本人托兰德·斯图尔特于60岁思维清晰的时候立下此遗嘱:

只有在满足下列条件的情况下,可将十万美元的现金或者可转让证券留给我的雇员亨利·F·朱尼厄斯。

(l)从立遗嘱之日起至我死亡,朱尼厄斯医生受雇于我的时间不得少于十年,他本人生病和遇到其他自己难以控制的此类事情而不能履行服务职责期间除外;其他所有时间他将作为我的医生和专门的保健护理员;

(2)本人托兰德·斯图尔特将会活过这十年期限;也就是说,我的死期将会在我过了70岁生日之后。如果我在70岁之前不管何种原因死亡,或者朱尼厄斯医生在十年期满前自愿离开或被解雇,我对他十万美元的遗赠将被取消;我的这部分遗产将被自由处置,我的合法继承人将不得分享。

请偿还我合理的债务并支付我葬礼的费用。

我留下的剩余财产将按下列方式分配:一半留给我唯一的孩子和女儿,布里斯,如果她先我而死,则留给她的继承人。另一半留给我的外孙女,邦妮,布里斯的女儿,如果邦妮先我而死,则留给她的继承人。

另外还有一小段文字指定立遗嘱所在银行副总裁为遗产执行人,此外,没有别的内容。

埃勒里将这份文件重新放回到那个绿盒子里,闭上抽屉,悄悄地溜出这所房子。当他回到停机坪后,在附近的机库里又看到了星期天夜里看见的那架短而粗的飞机。它正在滑翔降落。飞机降下来停在了那架载着邦妮和埃勒里进山的商用飞机旁。朱尼厄斯医生跳到地面上,头盔垂在耳旁,像一只老秃鹰。

他挥手向坐在另一架飞机中的邦妮打招呼,然后又赶紧上前迎接埃勒里。

“来看我们来啦,我知道了,”他友好地说,“我出去买东西去了!好莱坞前线有什么事吗?”

“很平静。”埃勒里停了一下又说,“我们刚才有幸采访了您那位值钱恩人。”

“既然你们完好无损,”这位医生笑着说,“说明还不是很恐怖。”接着他用截然不同的口气问道:“刚才你说什么‘恩人’?”

“噢,是啊,难道他不是吗?”埃勒里小声回答说。

“我不知道你什么意思。”朱尼厄斯医生那双明亮的眼晴一下子变得黯然失色。

“噢,得了吧,大夫。”

“不。真的不知道。”

“别跟我说你不知道那个怪老头为你的晚年留了一些东西!”

朱尼厄斯向后扬了扬脑袋,大声笑了起来:“噢,那个呀!”他的笑声渐渐变得苦涩起来,“我当然清楚。你想我为什么会把自己葬送在这个地方呢?”

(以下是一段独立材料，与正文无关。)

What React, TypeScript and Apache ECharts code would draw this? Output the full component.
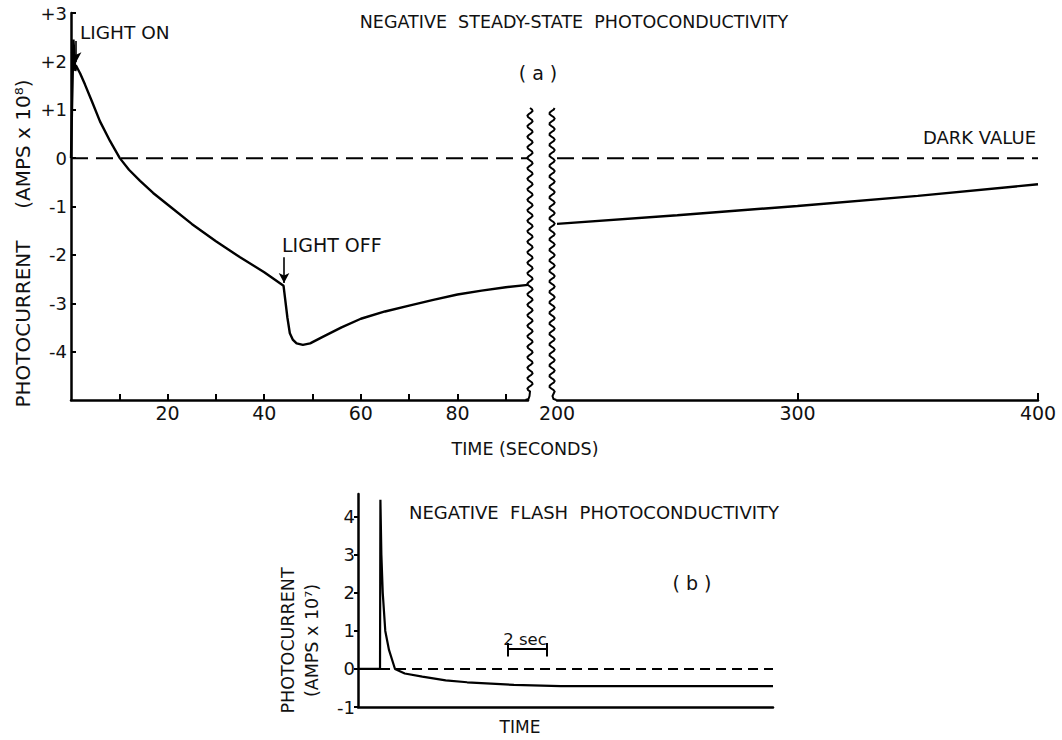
import React, { useEffect, useRef } from "react";
import * as echarts from "echarts";

// Panel (a): steady-state photocurrent (amps x 10^8) vs time (s), before the axis break
const earlyTime = [0, 0.5, 0.9, 1.0, 1.9, 2.9, 4.3, 6.0, 8.1, 10.1, 12, 14.3, 17, 20.5, 25, 30, 35, 40, 44, 44.8, 45.3, 45.9, 46.7, 48, 49.5, 52, 56, 60, 65, 70, 75, 80, 85, 90, 94.6];
const earlyCurrent = [0, 2.45, 1.8, 1.92, 1.75, 1.52, 1.18, 0.76, 0.35, 0, -0.24, -0.47, -0.72, -1.0, -1.36, -1.72, -2.05, -2.36, -2.64, -3.3, -3.62, -3.75, -3.83, -3.86, -3.83, -3.7, -3.5, -3.32, -3.17, -3.05, -2.93, -2.82, -2.74, -2.67, -2.62];
// Panel (a): after the axis break
const lateTime = [200, 250, 300, 350, 400];
const lateCurrent = [-1.36, -1.18, -0.99, -0.78, -0.54];

// Panel (b): flash photocurrent (amps x 10^7) vs time (s)
const flashTime = [0, 1.13, 1.15, 1.2, 1.27, 1.4, 1.59, 1.9, 2.4, 3.3, 4.5, 5.6, 8, 10.4, 21.3];
const flashCurrent = [0, 0, 4.45, 3.0, 2.0, 1.0, 0.5, 0, -0.12, -0.2, -0.3, -0.35, -0.42, -0.45, -0.45];

// Tick labels
const earlyTicks = [10, 20, 30, 40, 50, 60, 70, 80, 90];
const earlyLabels = [20, 40, 60, 80];
const lateTicks = [300, 400];
const lateLabels = [200, 300, 400];
const steadyTicks = [-4, -3, -2, -1, 0, 1, 2, 3];
const flashTicks = [-1, 0, 1, 2, 3, 4];

// Dark-value reference level and the 2-second scale bar of panel (b)
const darkLevel = 0;
const scaleBarStart = 7.69;
const scaleBarEnd = 9.69;
const scaleBarLevel = 0.53;

const FONT = "'DejaVu Sans', 'Liberation Sans', Arial, sans-serif";
const INK = "#111";

const zip = (xs: number[], ys: number[]) => xs.map((x, i) => [x, ys[i]]);

// Wavy break mark drawn as a polyline, ending in a curl into the time axis
function breakMark(cx: number, top: number, bottom: number, phase: number, endDir: number) {
  const pts: number[][] = [];
  for (let y = top; y <= bottom - 8; y += 1.5) {
    pts.push([cx + 2.6 * Math.sin((2 * Math.PI * (y - top)) / 10.5 + phase), y]);
  }
  pts.push([cx + endDir * 0.5, bottom - 4]);
  pts.push([cx + endDir * 1.5, bottom - 1]);
  pts.push([cx + endDir * 4.5, bottom]);
  return pts;
}

const axisLineStyle = { color: "#000", width: 2.5 };

export default function App() {
  const ref = useRef<HTMLDivElement>(null);

  useEffect(() => {
    if (!ref.current) return;
    const chart = echarts.init(ref.current, null, { renderer: "svg" });

    const text = (t: string, x: number, y: number, size: number, align = "left") => ({
      type: "text",
      x,
      y,
      style: {
        text: t,
        fontSize: size,
        fontFamily: FONT,
        fill: INK,
        align,
        verticalAlign: "middle",
      },
    });

    const option: any = {
      animation: false,
      backgroundColor: "#fff",
      grid: [
        { left: 71, top: 13, width: 457, height: 387, outerBoundsMode: "none" },
        { left: 557, top: 13, width: 481, height: 387, outerBoundsMode: "none" },
        { left: 358, top: 494, width: 415, height: 213, outerBoundsMode: "none" },
      ],
      xAxis: [
        {
          gridIndex: 0,
          type: "value",
          min: 0,
          max: 94.6,
          axisLine: { onZero: false, lineStyle: axisLineStyle },
          axisTick: { show: true, inside: true, length: 6, customValues: earlyTicks, lineStyle: { width: 2, color: "#000" } },
          axisLabel: { customValues: earlyLabels, fontSize: 19, fontFamily: FONT, color: INK, margin: 3 },
          splitLine: { show: false },
        },
        {
          gridIndex: 1,
          type: "value",
          min: 200,
          max: 400,
          interval: 100,
          axisLine: { onZero: false, lineStyle: axisLineStyle },
          axisTick: { show: true, inside: true, length: 7, customValues: lateTicks, lineStyle: { width: 2, color: "#000" } },
          axisLabel: { customValues: lateLabels, fontSize: 19, fontFamily: FONT, color: INK, margin: 3 },
          splitLine: { show: false },
        },
        {
          gridIndex: 2,
          type: "value",
          min: 0,
          max: 21.3,
          axisLine: { onZero: false, lineStyle: axisLineStyle },
          axisTick: { show: false },
          axisLabel: { show: false },
          splitLine: { show: false },
        },
      ],
      yAxis: [
        {
          gridIndex: 0,
          type: "value",
          min: -5,
          max: 3,
          interval: 1,
          axisLine: { show: true, onZero: false, lineStyle: axisLineStyle },
          axisTick: { show: true, inside: true, length: 5, customValues: steadyTicks, lineStyle: { width: 2, color: "#000" } },
          axisLabel: {
            customValues: steadyTicks,
            formatter: (v: number) => (v > 0 ? "+" + v : String(v)),
            fontSize: 18,
            fontFamily: FONT,
            color: INK,
            margin: 4,
          },
          splitLine: { show: false },
          name: "PHOTOCURRENT     (AMPS x 10⁸)",
          nameLocation: "middle",
          nameRotate: 90,
          nameGap: 38,
          nameTextStyle: { fontSize: 20, fontFamily: FONT, color: INK, padding: [0, 74, 0, 0] },
        },
        {
          gridIndex: 1,
          type: "value",
          min: -5,
          max: 3,
          show: false,
        },
        {
          gridIndex: 2,
          type: "value",
          min: -1,
          max: 4.6,
          interval: 1,
          axisLine: { show: true, onZero: false, lineStyle: axisLineStyle },
          axisTick: { show: true, inside: false, length: 4, customValues: flashTicks, lineStyle: { width: 2, color: "#000" } },
          axisLabel: { customValues: flashTicks, fontSize: 18, fontFamily: FONT, color: INK, margin: 3 },
          splitLine: { show: false },
          name: "PHOTOCURRENT\n(AMPS x 10⁷)",
          nameLocation: "middle",
          nameRotate: 90,
          nameGap: 34,
          nameTextStyle: { fontSize: 17.5, fontFamily: FONT, color: INK, lineHeight: 24, padding: [0, 80, 0, 0] },
        },
      ],
      series: [
        {
          name: "steady-state (before break)",
          type: "line",
          xAxisIndex: 0,
          yAxisIndex: 0,
          data: zip(earlyTime, earlyCurrent),
          showSymbol: false,
          symbol: "none",
          lineStyle: { color: "#000", width: 2.4 },
          markLine: {
            silent: true,
            symbol: ["none", "arrow"],
            symbolSize: [8, 10],
            label: { show: false },
            lineStyle: { color: "#000", width: 1.6, type: "solid" },
            data: [
              [{ coord: [1.05, 2.42] }, { coord: [1.05, 1.98] }],
              [{ coord: [44.1, -2.05] }, { coord: [44.1, -2.58] }],
            ],
          },
          z: 3,
        },
        {
          name: "dark value (before break)",
          type: "line",
          xAxisIndex: 0,
          yAxisIndex: 0,
          data: [[0, darkLevel], [94.6, darkLevel]],
          symbol: "none",
          lineStyle: { color: "#000", width: 2, type: [17, 8] },
          z: 2,
        },
        {
          name: "steady-state (after break)",
          type: "line",
          xAxisIndex: 1,
          yAxisIndex: 1,
          data: zip(lateTime, lateCurrent),
          symbol: "none",
          lineStyle: { color: "#000", width: 2.4 },
          z: 3,
        },
        {
          name: "dark value (after break)",
          type: "line",
          xAxisIndex: 1,
          yAxisIndex: 1,
          data: [[200, darkLevel], [400, darkLevel]],
          symbol: "none",
          lineStyle: { color: "#000", width: 2, type: [17, 8] },
          z: 2,
        },
        {
          name: "flash",
          type: "line",
          xAxisIndex: 2,
          yAxisIndex: 2,
          data: zip(flashTime, flashCurrent),
          symbol: "none",
          lineStyle: { color: "#000", width: 2.2 },
          z: 3,
        },
        {
          name: "dark value (flash)",
          type: "line",
          xAxisIndex: 2,
          yAxisIndex: 2,
          data: [[1.13, darkLevel], [21.3, darkLevel]],
          symbol: "none",
          lineStyle: { color: "#000", width: 2, type: [10, 6] },
          markLine: {
            silent: true,
            symbol: ["none", "none"],
            lineStyle: { color: "#000", width: 2, type: "solid" },
            label: { show: false },
            data: [
              [{ coord: [scaleBarStart, scaleBarLevel] }, { coord: [scaleBarEnd, scaleBarLevel] }],
              [{ coord: [scaleBarStart, scaleBarLevel - 0.2] }, { coord: [scaleBarStart, scaleBarLevel + 0.15] }],
              [{ coord: [scaleBarEnd, scaleBarLevel - 0.2] }, { coord: [scaleBarEnd, scaleBarLevel + 0.15] }],
            ],
          },
          z: 2,
        },
      ],
      graphic: [
        { type: "polyline", shape: { points: breakMark(530, 108, 400, 0, -1) }, style: { stroke: "#000", lineWidth: 2, fill: null }, z: 10 },
        { type: "polyline", shape: { points: breakMark(552, 108, 400, 1.5, 1) }, style: { stroke: "#000", lineWidth: 2, fill: null }, z: 10 },
        text("NEGATIVE  STEADY-STATE  PHOTOCONDUCTIVITY", 574, 22, 17.5, "center"),
        text("( a )", 538, 73, 19, "center"),
        text("LIGHT ON", 80, 32, 18.5),
        text("LIGHT OFF", 282, 245, 19),
        text("DARK VALUE", 1036, 137, 18, "right"),
        text("TIME (SECONDS)", 525, 449, 17.5, "center"),
        text("NEGATIVE  FLASH  PHOTOCONDUCTIVITY", 594, 512, 18, "center"),
        text("( b )", 692, 583, 19, "center"),
        text("2 sec", 525, 639, 16.5, "center"),
        text("TIME", 520, 727, 17, "center"),
      ],
    };

    chart.setOption(option);
    return () => chart.dispose();
  }, []);

  return (
    <div
      ref={ref}
      style={{ position: "absolute", left: 0, top: 0, width: 1062, height: 740, background: "#fff" }}
    />
  );
}
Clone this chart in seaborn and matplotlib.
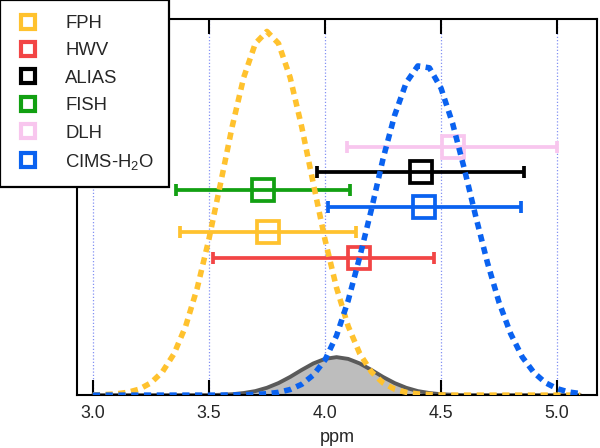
import matplotlib
matplotlib.use("Agg")
import matplotlib.pyplot as plt
from matplotlib.lines import Line2D
import seaborn as sns

# x grid (ppm) shared by the three curves
ppm = [3.00, 3.05, 3.10, 3.15, 3.20, 3.25, 3.30, 3.35, 3.40, 3.45, 3.50,
       3.55, 3.60, 3.65, 3.70, 3.75, 3.80, 3.85, 3.90, 3.95, 4.00, 4.05,
       4.10, 4.15, 4.20, 4.25, 4.30, 4.35, 4.40, 4.45, 4.50, 4.55, 4.60,
       4.65, 4.70, 4.75, 4.80, 4.85, 4.90, 4.95, 5.00, 5.05, 5.10]

fph_curve = [0.001, 0.003, 0.007, 0.016, 0.034, 0.070, 0.133, 0.237, 0.394, 0.613, 0.890,
             1.208, 1.532, 1.815, 2.009, 2.078, 2.009, 1.815, 1.532, 1.208, 0.890, 0.613,
             0.394, 0.237, 0.133, 0.070, 0.034, 0.016, 0.007, 0.003, 0.001, 0.0, 0.0,
             0.0, 0.0, 0.0, 0.0, 0.0, 0.0, 0.0, 0.0, 0.0, 0.0]

cims_curve = [0.0, 0.0, 0.0, 0.0, 0.0, 0.0, 0.0, 0.0, 0.0, 0.0, 0.0,
              0.0, 0.001, 0.002, 0.004, 0.008, 0.016, 0.032, 0.062, 0.115, 0.200, 0.340,
              0.540, 0.790, 1.060, 1.349, 1.598, 1.785, 1.881, 1.870, 1.754, 1.552, 1.295,
              1.019, 0.757, 0.530, 0.351, 0.218, 0.129, 0.071, 0.037, 0.018, 0.009]

overlap_curve = [0.0, 0.0, 0.0, 0.0, 0.0, 0.0, 0.0, 0.0, 0.0, 0.0, 0.0,
                 0.002, 0.005, 0.012, 0.023, 0.042, 0.069, 0.104, 0.144, 0.181, 0.207, 0.217,
                 0.207, 0.181, 0.144, 0.104, 0.069, 0.042, 0.023, 0.012, 0.005, 0.002, 0.0,
                 0.0, 0.0, 0.0, 0.0, 0.0, 0.0, 0.0, 0.0, 0.0, 0.0]

# instruments: mean and range
instruments = ["FPH", "HWV", "ALIAS", "FISH", "DLH", "CIMS-H$_\\mathregular{2}$O"]
means = [3.754, 4.147, 4.413, 3.733, 4.550, 4.427]
lows = [3.375, 3.517, 3.966, 3.358, 4.095, 4.013]
highs = [4.134, 4.470, 4.858, 4.108, 5.000, 4.845]
rows = [0.931, 0.782, 1.273, 1.170, 1.416, 1.073]
colors = ["#FFC22E", "#F24545", "#000000", "#12A012", "#F8C6EE", "#0A62F0"]

xticks = [3.0, 3.5, 4.0, 4.5, 5.0]

sns.set_theme(style="ticks")
plt.rcParams["font.family"] = ["Liberation Sans", "DejaVu Sans"]
plt.rcParams["mathtext.default"] = "regular"

fig, ax = plt.subplots(figsize=(6.0, 4.48), dpi=100)
fig.subplots_adjust(left=0.128, right=0.995, bottom=0.118, top=0.958)

for x in xticks:
    ax.axvline(x, color="#5a6cf0", lw=0.9, ls=(0, (1, 1.6)), alpha=0.75, zorder=0)

# overlap region
ax.fill_between(ppm, overlap_curve, color="#bdbdbd", lw=0, zorder=1)
sns.lineplot(x=ppm, y=overlap_curve, ax=ax, color="#5a5a5a", linewidth=2.8, zorder=2)

# instrument bars
for i in range(len(instruments)):
    ax.errorbar(means[i], rows[i],
                xerr=[[means[i] - lows[i]], [highs[i] - means[i]]],
                fmt="s", ms=16, mfc="none", mec=colors[i], mew=2.7,
                ecolor=colors[i], elinewidth=2.7, capsize=4.5, capthick=2.2,
                zorder=3)

dots = (0, (1.3, 1.0))
sns.lineplot(x=ppm, y=fph_curve, ax=ax, color="#FFC22E", linewidth=4.0,
             linestyle=dots, zorder=4)
sns.lineplot(x=ppm, y=cims_curve, ax=ax, color="#0A62F0", linewidth=4.0,
             linestyle=dots, zorder=4)

ax.set_xlim(2.931, 5.172)
ax.set_ylim(0, 2.15)
ax.set_xticks(xticks)
ax.set_xticklabels([f"{v:.1f}" for v in xticks])
ax.set_yticks([])
ax.tick_params(axis="x", direction="in", length=11, width=1.5, top=True,
               labelsize=12.8, pad=7, color="black")
ax.set_xlabel("ppm", fontsize=13, labelpad=5)
for s in ax.spines.values():
    s.set_linewidth(1.5)
    s.set_color("black")
    s.set_visible(True)

handles = [Line2D([], [], marker="s", ls="none", ms=10.5, mfc="white",
                  mec=c, mew=3.0) for c in colors]
leg = fig.legend(handles, instruments, loc="upper left", bbox_to_anchor=(0.0, 1.0),
                 fontsize=13.3, frameon=True, fancybox=False, framealpha=1,
                 edgecolor="black", borderaxespad=0, borderpad=0.82,
                 labelspacing=0.56, handlelength=1.4, handletextpad=1.3)
leg.get_frame().set_linewidth(1.6)

fig.savefig("out.png", dpi=100)
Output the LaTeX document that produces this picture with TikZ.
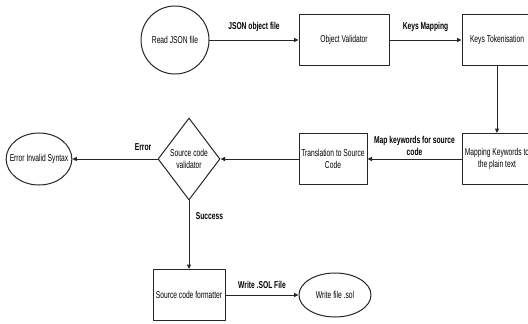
\documentclass[tikz,border=0pt]{standalone}
\usepackage{fontspec}
\setmainfont{Liberation Sans}[FakeStretch=0.67]
\usepackage{tikz}
\usetikzlibrary{arrows.meta,shapes.geometric,positioning}

\begin{document}
\begin{tikzpicture}[x=1pt, y=-1pt, font=\fontsize{10}{12}\selectfont, line cap=round, line join=round, >={Triangle[length=4.5pt,width=4pt]},
  flow/.style={->, line width=1pt, black!85},
  proc/.style={draw, line width=1pt, black!85, text=black, minimum width=70pt, minimum height=51pt, inner sep=1pt, align=center},
  term/.style={draw, ellipse, line width=1pt, black!85, text=black, align=center},
  lbl/.style={font=\fontsize{10}{12}\selectfont\bfseries, text=black, align=center}]
\useasboundingbox (0,0) rectangle (528,324);
\clip (0,0) rectangle (528,324);
\node[draw, circle, line width=1pt, black!85, text=black, minimum size=68pt] (read) at (175,40) {Read JSON file};
\node[proc, minimum width=90pt] (objval) at (344,40) {Object Validator};
\node[proc] (keytok) at (497,40) {Keys Tokenisation};
\node[proc] (mapkw) at (497,159) {Mapping Keywords to\\the plain text};
\node[proc, minimum width=68pt] (transl) at (333,159) {Translation to Source\\Code};
\node[draw, diamond, line width=1pt, black!85, text=black, minimum width=62pt, minimum height=82pt, inner sep=0pt, align=center] (srccheck) at (189,159) {Source code\\validator};
\node[term, minimum width=64pt, minimum height=52pt, inner xsep=-6pt] (errsyn) at (39,159) {Error Invalid Syntax};
\node[proc, minimum width=72pt] (fmt) at (189,295) {Source code formatter};
\node[term, minimum width=72pt, minimum height=44pt] (wrfile) at (335,295) {Write file .sol};
\draw[flow] (read) -- node[lbl, above=4.5pt] {JSON object file} (objval);
\draw[flow] (objval) -- node[lbl, above=4.5pt] {Keys Mapping} (keytok);
\draw[flow] (keytok) -- (mapkw);
\draw[flow] (mapkw) -- node[lbl, above=0pt] {Map keywords for source\\code} (transl);
\draw[flow] (transl) -- (srccheck);
\draw[flow] (srccheck) -- node[lbl, pos=0.17, above=5pt] {Error} (errsyn);
\draw[flow] (srccheck) -- node[lbl, pos=0.22, right=3pt] {Success} (fmt);
\draw[flow] (fmt) -- node[lbl, above=3pt] {Write .SOL File} (wrfile);
\end{tikzpicture}
\end{document}
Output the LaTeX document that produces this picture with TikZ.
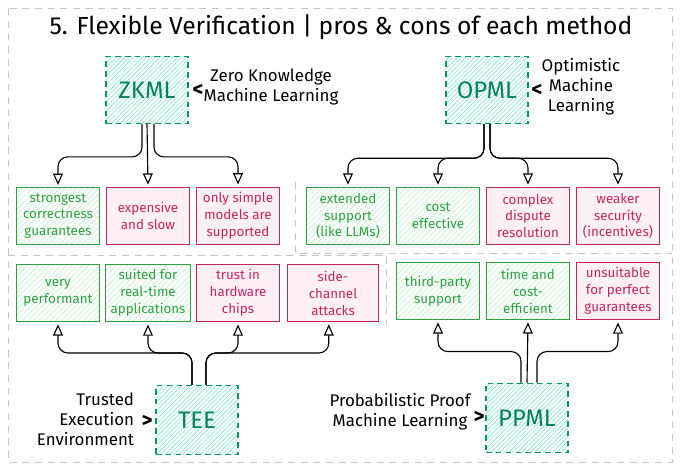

“我想,”埃勒里冷冷地说,“一定有一个非常充分的理由。”

“我猜他已经告诉你了。”

“嗯。”

“我不敢肯定。”朱尼厄斯耸耸肩说,“我能从这笔交易中逮着便宜。十万美元太便宜他了,真恶心。跟一位老海盗住在一起,忍受着他的怪脾气和怪念头达十年之久,这种代价,即使保守一点估计,也差不多值一百万。”

“大夫,他怎么会想出和你达成这样一个古怪的协议呢?”

“当时我见到他的时候,两位江湖医生刚刚给他做完身体检查,并且狠狠地敲了他一笔,索要了数千美元。庸医告诉他说他患了胃癌,并吓唬说他最多只能再活一两年。”

“你是说这完全是误诊?”

“我这样想。我想他们是害怕迟早有一天会从这头圣牛身上挤不出奶,所以就认为通过短时间内集中‘服务’比通过长期迎合他的疑病症能够敲诈更多的钱财。不管怎么说,有人向他推荐了我,我给他做了检查,发现他不过是得了胃溃疡。我把真实病情告诉了他,那两位庸医也就知趣地走了。”

“但我还是不明白……”

“我说过你不了解托兰德·斯图尔特,”医生冷冷地说。

“他怀疑那两个骗子,但他无法彻底打消他可能真的得了胃癌的念头。我当时坚持说他没有患胃癌,我可以轻而易举地治好他的溃疡——除此之外他的身体完全健康。他记起了那两位江湖医生说过他只能再活一年多的话,见我如此有把握,就让我保证让他至少再活十年——他喜欢我的诚实,说要是我能使他的寿命比别人预言的延长五倍,我将获得一笔数额可观的报酬。”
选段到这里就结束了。